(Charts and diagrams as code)
# # # # #
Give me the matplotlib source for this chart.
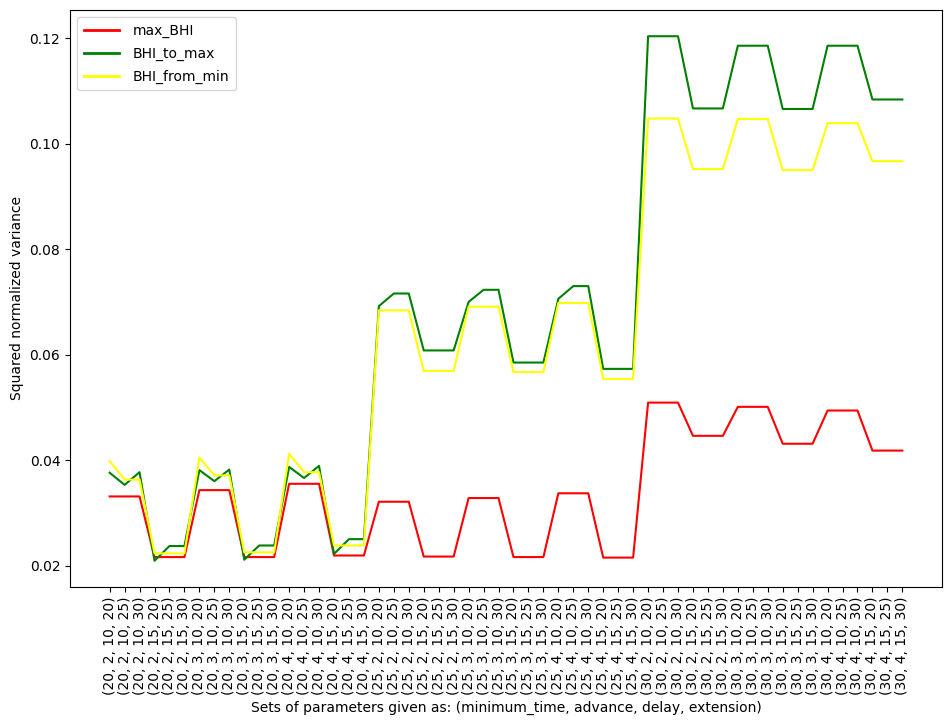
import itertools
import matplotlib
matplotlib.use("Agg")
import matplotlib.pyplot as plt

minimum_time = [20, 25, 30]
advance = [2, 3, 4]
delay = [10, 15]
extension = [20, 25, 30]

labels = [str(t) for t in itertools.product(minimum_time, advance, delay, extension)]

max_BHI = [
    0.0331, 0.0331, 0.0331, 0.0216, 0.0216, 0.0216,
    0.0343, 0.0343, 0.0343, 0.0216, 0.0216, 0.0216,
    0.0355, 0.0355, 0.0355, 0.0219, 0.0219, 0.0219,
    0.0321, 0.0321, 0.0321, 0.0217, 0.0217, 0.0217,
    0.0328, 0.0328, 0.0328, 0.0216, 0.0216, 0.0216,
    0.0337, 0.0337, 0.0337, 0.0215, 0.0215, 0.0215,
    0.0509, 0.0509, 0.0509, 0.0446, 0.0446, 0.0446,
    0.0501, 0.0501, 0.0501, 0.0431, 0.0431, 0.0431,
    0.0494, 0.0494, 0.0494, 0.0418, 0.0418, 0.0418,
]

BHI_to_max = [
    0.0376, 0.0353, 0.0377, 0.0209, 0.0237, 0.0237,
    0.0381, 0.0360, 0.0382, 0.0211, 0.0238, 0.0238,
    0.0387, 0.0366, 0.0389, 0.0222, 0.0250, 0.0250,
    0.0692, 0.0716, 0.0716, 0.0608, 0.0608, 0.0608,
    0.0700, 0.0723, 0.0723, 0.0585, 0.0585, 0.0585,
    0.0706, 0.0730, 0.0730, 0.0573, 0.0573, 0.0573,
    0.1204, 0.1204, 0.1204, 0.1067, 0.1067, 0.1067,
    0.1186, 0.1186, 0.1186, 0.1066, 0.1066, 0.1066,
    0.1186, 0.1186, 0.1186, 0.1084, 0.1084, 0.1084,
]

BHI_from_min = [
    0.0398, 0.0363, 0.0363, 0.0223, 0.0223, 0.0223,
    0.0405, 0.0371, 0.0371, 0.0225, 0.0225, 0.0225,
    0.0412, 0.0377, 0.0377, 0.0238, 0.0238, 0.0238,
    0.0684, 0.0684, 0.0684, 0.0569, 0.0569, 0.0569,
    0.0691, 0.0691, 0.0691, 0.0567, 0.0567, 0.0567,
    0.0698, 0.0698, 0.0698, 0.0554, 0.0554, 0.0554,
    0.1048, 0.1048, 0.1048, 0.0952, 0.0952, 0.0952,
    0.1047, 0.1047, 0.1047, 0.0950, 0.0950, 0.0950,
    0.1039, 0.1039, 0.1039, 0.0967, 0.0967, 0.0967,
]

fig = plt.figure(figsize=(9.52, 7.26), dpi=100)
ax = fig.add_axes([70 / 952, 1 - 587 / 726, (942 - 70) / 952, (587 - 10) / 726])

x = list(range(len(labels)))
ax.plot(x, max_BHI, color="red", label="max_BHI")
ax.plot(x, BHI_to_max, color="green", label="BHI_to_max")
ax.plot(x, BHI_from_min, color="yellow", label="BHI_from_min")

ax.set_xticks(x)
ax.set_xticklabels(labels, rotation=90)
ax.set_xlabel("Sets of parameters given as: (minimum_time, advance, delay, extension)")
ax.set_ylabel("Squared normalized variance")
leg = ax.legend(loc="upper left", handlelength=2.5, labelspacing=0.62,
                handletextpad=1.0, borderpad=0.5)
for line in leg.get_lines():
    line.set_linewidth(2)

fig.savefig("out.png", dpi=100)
# # # # #
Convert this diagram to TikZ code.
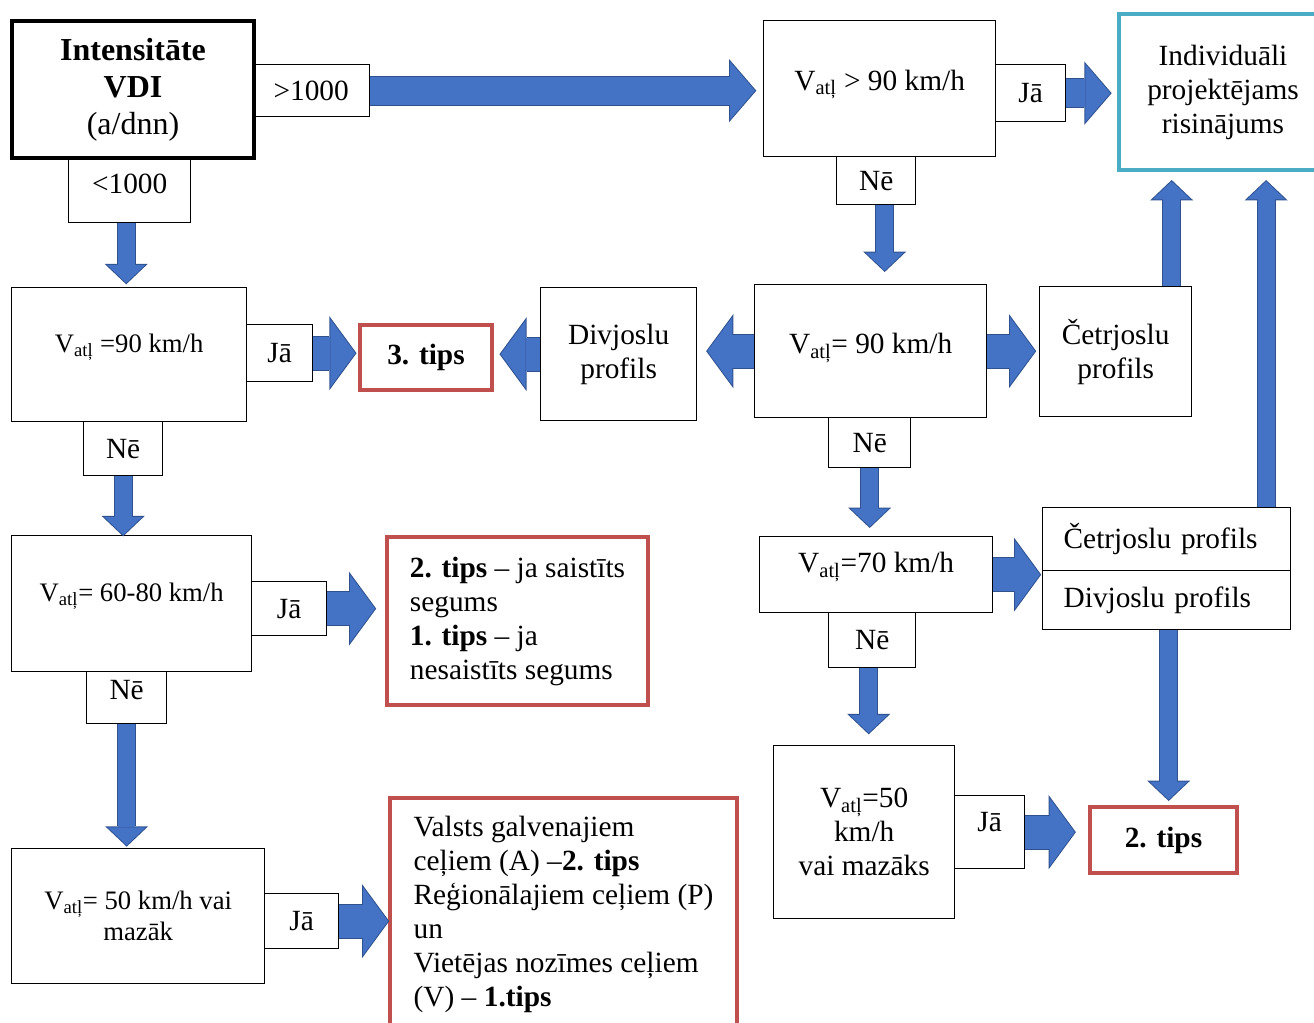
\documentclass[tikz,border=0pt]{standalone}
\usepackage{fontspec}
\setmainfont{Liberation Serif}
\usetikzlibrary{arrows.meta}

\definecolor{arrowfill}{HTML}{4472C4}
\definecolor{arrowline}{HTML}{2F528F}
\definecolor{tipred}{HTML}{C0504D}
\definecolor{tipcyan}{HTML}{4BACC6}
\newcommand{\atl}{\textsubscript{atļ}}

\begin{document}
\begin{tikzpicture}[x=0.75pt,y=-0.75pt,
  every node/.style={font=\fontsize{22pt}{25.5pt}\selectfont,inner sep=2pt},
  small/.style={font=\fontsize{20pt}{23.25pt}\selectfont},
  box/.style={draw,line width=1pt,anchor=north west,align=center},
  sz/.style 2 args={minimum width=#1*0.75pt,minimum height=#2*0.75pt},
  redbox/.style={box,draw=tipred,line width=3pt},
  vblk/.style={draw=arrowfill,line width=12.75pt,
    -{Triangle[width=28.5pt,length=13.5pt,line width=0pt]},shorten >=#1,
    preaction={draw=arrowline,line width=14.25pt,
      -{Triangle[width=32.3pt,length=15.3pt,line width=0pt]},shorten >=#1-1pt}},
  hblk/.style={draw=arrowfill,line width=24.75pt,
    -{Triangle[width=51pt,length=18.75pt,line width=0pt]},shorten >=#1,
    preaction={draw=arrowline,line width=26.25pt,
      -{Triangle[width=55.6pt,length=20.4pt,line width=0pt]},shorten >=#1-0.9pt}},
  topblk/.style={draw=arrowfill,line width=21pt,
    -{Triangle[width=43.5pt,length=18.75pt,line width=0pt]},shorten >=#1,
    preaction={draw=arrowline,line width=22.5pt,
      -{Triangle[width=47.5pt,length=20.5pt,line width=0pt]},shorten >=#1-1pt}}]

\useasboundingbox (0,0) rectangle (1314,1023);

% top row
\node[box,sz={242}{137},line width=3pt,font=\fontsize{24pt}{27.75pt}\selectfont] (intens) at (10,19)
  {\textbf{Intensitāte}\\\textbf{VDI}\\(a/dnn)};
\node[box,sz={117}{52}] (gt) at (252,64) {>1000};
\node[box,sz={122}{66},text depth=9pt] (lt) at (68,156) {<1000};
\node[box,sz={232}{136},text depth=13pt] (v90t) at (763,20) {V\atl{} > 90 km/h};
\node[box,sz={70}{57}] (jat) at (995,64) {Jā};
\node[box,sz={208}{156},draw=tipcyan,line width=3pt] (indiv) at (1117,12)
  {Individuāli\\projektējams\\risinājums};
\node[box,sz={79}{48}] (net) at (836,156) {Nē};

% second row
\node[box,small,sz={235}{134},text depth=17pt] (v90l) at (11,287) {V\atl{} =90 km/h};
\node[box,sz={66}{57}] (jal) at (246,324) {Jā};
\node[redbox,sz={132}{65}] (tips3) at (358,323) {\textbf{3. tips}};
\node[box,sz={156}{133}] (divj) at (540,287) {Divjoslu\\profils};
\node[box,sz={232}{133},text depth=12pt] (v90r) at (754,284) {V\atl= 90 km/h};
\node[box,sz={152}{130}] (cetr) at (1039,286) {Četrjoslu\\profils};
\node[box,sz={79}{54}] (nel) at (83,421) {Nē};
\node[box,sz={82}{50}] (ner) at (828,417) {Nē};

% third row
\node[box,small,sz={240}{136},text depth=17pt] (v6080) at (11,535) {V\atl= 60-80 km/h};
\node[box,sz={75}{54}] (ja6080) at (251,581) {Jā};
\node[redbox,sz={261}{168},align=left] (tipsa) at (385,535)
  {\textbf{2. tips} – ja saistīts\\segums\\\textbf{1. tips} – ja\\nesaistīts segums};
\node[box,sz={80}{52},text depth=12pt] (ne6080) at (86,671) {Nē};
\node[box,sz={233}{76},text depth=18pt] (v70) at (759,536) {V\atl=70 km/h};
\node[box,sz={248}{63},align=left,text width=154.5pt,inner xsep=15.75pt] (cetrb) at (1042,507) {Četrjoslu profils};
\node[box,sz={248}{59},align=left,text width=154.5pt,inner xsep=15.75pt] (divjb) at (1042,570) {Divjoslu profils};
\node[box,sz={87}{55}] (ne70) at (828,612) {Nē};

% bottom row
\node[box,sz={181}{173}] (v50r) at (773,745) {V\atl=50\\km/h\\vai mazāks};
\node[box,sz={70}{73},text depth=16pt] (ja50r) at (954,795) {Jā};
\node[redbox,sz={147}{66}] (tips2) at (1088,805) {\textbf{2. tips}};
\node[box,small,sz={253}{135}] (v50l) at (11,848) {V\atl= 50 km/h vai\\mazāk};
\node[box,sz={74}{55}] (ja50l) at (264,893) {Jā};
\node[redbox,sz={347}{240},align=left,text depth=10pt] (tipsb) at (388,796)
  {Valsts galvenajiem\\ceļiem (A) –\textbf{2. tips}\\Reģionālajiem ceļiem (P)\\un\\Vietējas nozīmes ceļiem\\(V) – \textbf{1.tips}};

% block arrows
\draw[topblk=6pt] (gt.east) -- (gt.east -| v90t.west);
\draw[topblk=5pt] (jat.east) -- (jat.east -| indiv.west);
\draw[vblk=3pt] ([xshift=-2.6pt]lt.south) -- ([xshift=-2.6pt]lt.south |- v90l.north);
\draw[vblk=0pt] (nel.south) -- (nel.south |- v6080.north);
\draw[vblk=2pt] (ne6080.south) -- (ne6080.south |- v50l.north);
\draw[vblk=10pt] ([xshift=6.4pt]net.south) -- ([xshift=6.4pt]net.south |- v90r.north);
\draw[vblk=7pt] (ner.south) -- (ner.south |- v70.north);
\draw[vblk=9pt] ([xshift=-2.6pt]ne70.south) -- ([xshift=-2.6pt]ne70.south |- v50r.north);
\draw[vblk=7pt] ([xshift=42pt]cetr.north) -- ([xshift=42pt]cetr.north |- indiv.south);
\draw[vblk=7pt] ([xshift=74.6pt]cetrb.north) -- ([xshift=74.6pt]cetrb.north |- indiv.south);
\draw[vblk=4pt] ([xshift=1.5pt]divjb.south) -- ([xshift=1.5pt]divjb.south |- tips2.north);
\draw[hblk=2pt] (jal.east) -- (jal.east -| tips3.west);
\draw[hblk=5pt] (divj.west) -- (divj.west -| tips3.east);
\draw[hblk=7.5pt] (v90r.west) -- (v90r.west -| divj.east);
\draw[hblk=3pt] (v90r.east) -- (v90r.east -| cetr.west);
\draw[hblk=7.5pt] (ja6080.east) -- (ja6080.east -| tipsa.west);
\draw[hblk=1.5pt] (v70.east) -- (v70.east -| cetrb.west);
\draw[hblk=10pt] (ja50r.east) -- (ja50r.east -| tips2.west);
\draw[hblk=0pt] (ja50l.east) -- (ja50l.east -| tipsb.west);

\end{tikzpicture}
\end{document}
# # # # #
> **Given task**:
Extract exactly the lines running from the line containing "Convert this diagram to TikZ code." to the line containing "(0,0) rectangle (1314,1023);", with both end lines included and all pictures left out.

> **Result below**:
Convert this diagram to TikZ code.
\documentclass[tikz,border=0pt]{standalone}
\usepackage{fontspec}
\setmainfont{Liberation Serif}
\usetikzlibrary{arrows.meta}

\definecolor{arrowfill}{HTML}{4472C4}
\definecolor{arrowline}{HTML}{2F528F}
\definecolor{tipred}{HTML}{C0504D}
\definecolor{tipcyan}{HTML}{4BACC6}
\newcommand{\atl}{\textsubscript{atļ}}

\begin{document}
\begin{tikzpicture}[x=0.75pt,y=-0.75pt,
  every node/.style={font=\fontsize{22pt}{25.5pt}\selectfont,inner sep=2pt},
  small/.style={font=\fontsize{20pt}{23.25pt}\selectfont},
  box/.style={draw,line width=1pt,anchor=north west,align=center},
  sz/.style 2 args={minimum width=#1*0.75pt,minimum height=#2*0.75pt},
  redbox/.style={box,draw=tipred,line width=3pt},
  vblk/.style={draw=arrowfill,line width=12.75pt,
    -{Triangle[width=28.5pt,length=13.5pt,line width=0pt]},shorten >=#1,
    preaction={draw=arrowline,line width=14.25pt,
      -{Triangle[width=32.3pt,length=15.3pt,line width=0pt]},shorten >=#1-1pt}},
  hblk/.style={draw=arrowfill,line width=24.75pt,
    -{Triangle[width=51pt,length=18.75pt,line width=0pt]},shorten >=#1,
    preaction={draw=arrowline,line width=26.25pt,
      -{Triangle[width=55.6pt,length=20.4pt,line width=0pt]},shorten >=#1-0.9pt}},
  topblk/.style={draw=arrowfill,line width=21pt,
    -{Triangle[width=43.5pt,length=18.75pt,line width=0pt]},shorten >=#1,
    preaction={draw=arrowline,line width=22.5pt,
      -{Triangle[width=47.5pt,length=20.5pt,line width=0pt]},shorten >=#1-1pt}}]

\useasboundingbox (0,0) rectangle (1314,1023);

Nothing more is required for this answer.